Romantisme membuat banyak perempuan patah hati. Ketika merasa menemukan soulmate, banyak perempuan berusaha mempertahankannya, tak rela melepaskan. Karena baginya ia telah menemukan pria idaman dan bisa mewujudkan cinta yang ideal bersamanya. Namun waktu berjalan dan hubungan pun tak berjalan sesuai harapan. Saat harus berpisah dengan pasangan, banyak perempuan yang kemudian tak mampu melepaskan masa lalunya bahkan kesulitan untuk melanjutkan kembali hidupnya, karena patah hati merasa gagal mewujudkan cinta ideal dan romantisme impiannya.
4. Soulmate menuntut satu cinta yang besar.
Menemukan soulmate sama dengan mencurahkan semua cinta, sebesar-besarnya, kepada satu orang. Ryan mengatakan, banyak perempuan mengaku padanya, "Saya pernah memiliki cinta yang besar dalam hidup saya, dan hanya itu saya yang saya dapatkan."
Menjalin hubungan dengan soulmate membuat pasangan terikat pada satu hasrat cinta yang besar.

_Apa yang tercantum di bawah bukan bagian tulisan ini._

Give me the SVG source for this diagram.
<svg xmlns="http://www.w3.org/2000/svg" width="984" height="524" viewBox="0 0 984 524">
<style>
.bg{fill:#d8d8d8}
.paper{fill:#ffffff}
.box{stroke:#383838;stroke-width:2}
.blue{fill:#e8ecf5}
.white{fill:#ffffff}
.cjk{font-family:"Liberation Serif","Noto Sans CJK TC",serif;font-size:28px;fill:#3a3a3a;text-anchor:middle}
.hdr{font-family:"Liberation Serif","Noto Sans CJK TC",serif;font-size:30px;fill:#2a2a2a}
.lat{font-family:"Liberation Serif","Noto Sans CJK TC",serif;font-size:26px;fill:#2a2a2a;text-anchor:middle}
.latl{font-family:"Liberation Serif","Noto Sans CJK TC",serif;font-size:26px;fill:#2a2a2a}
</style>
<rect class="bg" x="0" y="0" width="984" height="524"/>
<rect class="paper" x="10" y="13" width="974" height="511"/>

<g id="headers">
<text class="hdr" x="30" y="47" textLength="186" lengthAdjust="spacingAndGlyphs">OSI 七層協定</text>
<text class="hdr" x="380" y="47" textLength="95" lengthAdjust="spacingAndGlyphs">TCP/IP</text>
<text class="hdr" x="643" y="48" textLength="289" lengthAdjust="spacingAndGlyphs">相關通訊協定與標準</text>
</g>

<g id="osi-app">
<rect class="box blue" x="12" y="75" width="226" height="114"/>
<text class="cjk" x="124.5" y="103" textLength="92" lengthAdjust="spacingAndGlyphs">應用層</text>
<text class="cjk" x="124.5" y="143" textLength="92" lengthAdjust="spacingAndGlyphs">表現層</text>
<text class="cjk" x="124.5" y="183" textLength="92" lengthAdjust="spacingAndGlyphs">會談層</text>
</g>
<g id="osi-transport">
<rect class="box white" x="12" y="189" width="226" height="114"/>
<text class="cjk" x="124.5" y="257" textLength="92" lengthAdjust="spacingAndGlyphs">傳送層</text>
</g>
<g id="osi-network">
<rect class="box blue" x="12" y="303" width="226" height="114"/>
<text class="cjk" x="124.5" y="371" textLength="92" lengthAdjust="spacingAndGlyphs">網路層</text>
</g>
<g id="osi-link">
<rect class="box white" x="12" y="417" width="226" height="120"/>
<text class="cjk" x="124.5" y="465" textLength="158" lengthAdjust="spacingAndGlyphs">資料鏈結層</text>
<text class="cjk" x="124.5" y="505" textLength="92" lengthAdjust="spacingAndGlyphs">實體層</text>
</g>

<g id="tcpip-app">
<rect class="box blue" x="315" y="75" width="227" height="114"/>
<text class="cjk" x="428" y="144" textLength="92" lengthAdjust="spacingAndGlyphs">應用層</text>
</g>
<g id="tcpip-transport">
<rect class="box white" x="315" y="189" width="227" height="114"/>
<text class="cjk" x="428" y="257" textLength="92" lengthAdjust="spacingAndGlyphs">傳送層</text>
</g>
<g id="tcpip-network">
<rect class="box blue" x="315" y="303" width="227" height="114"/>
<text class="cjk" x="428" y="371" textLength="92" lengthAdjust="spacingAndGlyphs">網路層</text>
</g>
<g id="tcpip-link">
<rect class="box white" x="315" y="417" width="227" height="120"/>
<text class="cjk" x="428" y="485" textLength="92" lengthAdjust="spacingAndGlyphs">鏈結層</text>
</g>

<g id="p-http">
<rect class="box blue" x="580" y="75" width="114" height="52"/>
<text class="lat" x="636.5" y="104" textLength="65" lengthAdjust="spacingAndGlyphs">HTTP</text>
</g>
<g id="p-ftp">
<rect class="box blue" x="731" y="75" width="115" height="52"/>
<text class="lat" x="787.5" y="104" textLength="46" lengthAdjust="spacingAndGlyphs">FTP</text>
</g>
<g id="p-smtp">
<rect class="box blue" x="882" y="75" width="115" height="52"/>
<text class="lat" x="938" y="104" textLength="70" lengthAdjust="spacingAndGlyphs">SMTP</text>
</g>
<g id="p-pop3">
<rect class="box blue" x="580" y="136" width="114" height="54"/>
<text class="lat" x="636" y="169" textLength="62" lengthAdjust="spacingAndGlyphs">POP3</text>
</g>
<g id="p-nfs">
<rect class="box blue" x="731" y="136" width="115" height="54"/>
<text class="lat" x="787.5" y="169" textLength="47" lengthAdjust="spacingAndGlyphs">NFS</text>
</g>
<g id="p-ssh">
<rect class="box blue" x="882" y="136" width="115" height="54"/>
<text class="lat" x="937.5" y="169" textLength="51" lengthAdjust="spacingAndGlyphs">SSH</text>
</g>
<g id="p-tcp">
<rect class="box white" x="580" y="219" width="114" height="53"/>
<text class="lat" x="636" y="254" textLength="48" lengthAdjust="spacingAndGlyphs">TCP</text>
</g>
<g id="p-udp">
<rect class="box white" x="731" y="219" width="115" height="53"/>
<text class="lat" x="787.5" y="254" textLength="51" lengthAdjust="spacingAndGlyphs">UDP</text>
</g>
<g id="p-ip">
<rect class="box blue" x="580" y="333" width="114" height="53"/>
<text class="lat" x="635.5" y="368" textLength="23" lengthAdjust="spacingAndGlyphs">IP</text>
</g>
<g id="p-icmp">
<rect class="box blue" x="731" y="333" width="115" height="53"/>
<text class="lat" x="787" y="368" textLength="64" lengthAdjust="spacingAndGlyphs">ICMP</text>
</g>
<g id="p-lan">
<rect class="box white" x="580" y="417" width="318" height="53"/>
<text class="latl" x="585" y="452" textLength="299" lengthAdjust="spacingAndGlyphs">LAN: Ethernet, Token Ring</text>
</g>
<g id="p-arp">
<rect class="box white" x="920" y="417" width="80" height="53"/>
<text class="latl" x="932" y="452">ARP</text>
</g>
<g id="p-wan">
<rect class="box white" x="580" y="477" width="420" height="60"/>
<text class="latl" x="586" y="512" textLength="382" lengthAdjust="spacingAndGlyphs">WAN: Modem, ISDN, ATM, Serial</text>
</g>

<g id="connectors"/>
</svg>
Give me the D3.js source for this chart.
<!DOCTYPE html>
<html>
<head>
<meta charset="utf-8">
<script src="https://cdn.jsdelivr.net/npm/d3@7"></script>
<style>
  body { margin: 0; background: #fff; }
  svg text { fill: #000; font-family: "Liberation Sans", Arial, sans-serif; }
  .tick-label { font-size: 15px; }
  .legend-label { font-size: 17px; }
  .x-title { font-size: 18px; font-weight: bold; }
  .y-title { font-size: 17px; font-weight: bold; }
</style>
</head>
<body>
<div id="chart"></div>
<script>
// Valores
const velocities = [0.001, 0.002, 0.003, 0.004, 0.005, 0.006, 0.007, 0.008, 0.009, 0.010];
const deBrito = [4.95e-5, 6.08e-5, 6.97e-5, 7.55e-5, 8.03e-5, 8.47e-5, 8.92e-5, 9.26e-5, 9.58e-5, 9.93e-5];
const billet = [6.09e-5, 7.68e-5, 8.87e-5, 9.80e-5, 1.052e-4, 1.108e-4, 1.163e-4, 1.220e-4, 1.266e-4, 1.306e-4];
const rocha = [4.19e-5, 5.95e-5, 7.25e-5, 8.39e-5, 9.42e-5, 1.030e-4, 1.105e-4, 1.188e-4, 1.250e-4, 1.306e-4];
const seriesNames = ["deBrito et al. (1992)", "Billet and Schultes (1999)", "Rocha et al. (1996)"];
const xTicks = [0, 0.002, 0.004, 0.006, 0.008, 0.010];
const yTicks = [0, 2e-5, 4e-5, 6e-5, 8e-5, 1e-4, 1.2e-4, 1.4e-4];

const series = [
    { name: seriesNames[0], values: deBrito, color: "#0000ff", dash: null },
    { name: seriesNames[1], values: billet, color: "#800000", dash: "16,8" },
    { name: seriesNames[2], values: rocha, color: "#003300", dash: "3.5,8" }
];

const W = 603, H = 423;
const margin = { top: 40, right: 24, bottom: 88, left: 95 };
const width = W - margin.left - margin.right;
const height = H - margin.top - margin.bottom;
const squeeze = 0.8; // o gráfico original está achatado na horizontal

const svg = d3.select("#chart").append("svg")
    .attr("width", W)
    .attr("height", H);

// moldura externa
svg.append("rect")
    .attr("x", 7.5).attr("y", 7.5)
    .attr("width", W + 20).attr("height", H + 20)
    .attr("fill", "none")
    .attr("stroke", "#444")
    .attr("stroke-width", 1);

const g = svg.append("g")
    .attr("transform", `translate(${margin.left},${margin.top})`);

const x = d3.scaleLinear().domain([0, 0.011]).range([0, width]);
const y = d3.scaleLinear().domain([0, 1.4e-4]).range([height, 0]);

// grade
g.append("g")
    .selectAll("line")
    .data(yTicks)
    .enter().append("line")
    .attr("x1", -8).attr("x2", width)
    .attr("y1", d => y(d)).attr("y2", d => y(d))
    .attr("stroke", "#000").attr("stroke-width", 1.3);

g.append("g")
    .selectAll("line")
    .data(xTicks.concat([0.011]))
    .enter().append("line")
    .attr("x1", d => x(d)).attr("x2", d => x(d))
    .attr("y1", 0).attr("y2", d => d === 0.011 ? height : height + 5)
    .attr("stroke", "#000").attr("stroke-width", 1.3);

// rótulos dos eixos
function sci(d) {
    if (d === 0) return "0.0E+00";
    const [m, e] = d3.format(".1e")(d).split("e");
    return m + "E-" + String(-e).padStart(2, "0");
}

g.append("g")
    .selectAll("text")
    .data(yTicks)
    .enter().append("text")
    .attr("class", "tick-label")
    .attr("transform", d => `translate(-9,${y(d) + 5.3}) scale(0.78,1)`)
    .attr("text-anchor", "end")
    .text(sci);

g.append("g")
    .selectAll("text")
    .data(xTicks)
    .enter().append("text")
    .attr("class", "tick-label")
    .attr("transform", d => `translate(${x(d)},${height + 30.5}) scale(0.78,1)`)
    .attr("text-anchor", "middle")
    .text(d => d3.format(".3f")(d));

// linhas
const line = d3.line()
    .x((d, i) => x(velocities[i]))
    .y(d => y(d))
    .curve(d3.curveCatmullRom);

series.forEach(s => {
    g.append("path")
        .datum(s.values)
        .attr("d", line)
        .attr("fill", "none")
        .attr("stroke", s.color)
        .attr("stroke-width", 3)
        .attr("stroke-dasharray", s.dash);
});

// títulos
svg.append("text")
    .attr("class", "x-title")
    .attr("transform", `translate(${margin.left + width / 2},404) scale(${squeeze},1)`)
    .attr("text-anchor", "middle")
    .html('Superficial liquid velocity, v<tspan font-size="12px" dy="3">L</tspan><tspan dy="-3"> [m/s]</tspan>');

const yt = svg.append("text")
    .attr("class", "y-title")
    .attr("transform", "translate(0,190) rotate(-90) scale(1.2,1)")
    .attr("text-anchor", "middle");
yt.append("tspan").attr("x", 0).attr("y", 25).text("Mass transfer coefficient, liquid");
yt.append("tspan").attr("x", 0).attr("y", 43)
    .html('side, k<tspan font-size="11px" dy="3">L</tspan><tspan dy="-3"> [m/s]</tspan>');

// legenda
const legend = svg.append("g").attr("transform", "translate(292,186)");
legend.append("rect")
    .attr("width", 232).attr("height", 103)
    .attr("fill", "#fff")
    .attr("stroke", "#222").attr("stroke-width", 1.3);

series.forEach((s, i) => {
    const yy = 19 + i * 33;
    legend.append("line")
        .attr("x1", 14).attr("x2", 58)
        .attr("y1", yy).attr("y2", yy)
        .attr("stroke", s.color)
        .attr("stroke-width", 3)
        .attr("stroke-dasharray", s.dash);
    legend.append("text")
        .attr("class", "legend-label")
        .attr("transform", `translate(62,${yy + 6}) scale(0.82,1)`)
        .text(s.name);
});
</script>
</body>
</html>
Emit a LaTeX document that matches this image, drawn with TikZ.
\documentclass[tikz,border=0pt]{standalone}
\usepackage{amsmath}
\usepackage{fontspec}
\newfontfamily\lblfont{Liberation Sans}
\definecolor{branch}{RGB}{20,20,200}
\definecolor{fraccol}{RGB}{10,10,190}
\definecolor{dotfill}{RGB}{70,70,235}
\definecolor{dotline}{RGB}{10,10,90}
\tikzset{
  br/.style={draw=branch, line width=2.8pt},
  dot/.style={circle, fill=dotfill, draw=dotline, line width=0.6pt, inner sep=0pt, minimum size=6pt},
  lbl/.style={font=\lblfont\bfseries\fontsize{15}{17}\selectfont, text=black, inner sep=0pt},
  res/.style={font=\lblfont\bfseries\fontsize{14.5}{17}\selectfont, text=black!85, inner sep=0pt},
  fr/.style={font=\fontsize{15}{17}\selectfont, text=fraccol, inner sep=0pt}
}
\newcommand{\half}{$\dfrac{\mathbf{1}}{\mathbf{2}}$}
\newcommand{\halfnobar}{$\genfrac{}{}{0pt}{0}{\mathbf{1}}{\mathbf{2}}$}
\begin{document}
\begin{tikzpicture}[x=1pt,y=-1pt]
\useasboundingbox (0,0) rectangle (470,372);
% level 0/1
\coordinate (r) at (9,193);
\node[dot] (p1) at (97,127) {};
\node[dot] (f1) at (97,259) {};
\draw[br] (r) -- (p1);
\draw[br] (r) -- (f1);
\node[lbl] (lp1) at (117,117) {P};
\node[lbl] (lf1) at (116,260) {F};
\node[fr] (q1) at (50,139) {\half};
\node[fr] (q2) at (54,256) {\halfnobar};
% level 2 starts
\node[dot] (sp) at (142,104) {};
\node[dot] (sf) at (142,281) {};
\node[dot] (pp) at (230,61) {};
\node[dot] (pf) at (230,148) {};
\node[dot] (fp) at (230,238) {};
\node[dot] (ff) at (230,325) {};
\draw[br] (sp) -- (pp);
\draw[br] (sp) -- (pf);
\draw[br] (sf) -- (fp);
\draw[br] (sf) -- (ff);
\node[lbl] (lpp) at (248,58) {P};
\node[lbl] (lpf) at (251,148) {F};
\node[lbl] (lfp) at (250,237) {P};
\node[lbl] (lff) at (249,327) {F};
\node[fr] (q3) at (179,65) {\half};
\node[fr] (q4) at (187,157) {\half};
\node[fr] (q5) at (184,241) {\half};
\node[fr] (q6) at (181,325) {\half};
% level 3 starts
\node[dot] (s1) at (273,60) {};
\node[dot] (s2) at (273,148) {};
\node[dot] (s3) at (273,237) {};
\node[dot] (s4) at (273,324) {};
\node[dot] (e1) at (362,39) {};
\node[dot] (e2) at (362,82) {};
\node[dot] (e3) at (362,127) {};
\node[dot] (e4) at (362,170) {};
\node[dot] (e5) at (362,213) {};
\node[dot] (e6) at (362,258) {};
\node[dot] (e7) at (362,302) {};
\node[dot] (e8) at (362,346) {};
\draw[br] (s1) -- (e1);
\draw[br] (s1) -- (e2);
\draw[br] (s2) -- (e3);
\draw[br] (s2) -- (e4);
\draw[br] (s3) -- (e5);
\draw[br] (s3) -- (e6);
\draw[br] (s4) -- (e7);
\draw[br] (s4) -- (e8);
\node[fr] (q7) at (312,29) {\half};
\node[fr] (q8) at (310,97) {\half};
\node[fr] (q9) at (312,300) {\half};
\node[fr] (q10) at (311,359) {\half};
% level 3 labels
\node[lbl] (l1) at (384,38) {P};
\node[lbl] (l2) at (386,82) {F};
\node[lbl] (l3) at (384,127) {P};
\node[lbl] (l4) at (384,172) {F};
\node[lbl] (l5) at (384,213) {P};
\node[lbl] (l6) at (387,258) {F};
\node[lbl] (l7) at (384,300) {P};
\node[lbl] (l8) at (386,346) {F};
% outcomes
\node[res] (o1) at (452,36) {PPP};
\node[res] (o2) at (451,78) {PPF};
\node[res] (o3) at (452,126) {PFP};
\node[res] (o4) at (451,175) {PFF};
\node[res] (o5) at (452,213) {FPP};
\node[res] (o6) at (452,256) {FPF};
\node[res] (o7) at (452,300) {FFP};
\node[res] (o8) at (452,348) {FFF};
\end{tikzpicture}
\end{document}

Pada sebagian orang, hubungan yang hanya berlandaskan hasrat cinta tanpa rasa peduli dan afeksi, berakhir pada perceraian atau mereka bertahan namun tak lagi merasakan cinta sesungguhnya.
5. Defenisi baru soulmate.
Ryan mengatakan, dengan mempeluas makna soulmate, Anda bisa menghindari patah hati dalam hubungan. Anda pun akan memiliki lebih banyak kebebasan dalam mengekspresikan cinta, lagi dan lagi. Soulmate dalam perspektif baru bagi Ryan adalah Anda mengizinkan diri Anda untuk membuka kesempatan atas cinta, lebih dari satu kali.
"Saran yang cukup radikal dari saya, pertimbangkanlah untuk memiliki lebih dari satu soulmate, supaya Anda banyak belajar di berbagai level," jelasnya.
Ryan menambahkan, "Saya percaya akan cinta. Bagi beberapa orang cinta bisa bertahan selamanya. Bagi sebagian yang lain, mereka harus melewati beberapa kesempatan untuk merasakan cinta sesuai harapannya. Kalau Anda bisa memahami bahwa cinta tak harus sempurna, kesempatan untuk jatuh cinta akan terbuka lebih banyak dalam hidup Anda," jelasnya.
Jadi, menurut Ryan, berhentilah mencari cinta yang sempurna dan soulmate. Tapi mulailah mencari hubungan yang sehat untuk Anda dengan seseorang yang cocok dengan Anda, suportif, baik, menyayangi, memiliki nilai dan keinginan yang sama dengan Anda dalam membina hubungan. Jika Anda fokus membangun hubungan semacam ini, bukan semata mencari soulmate atau Mr Right, hubungan jangka panjang yang romantis pun bisa didapatkan.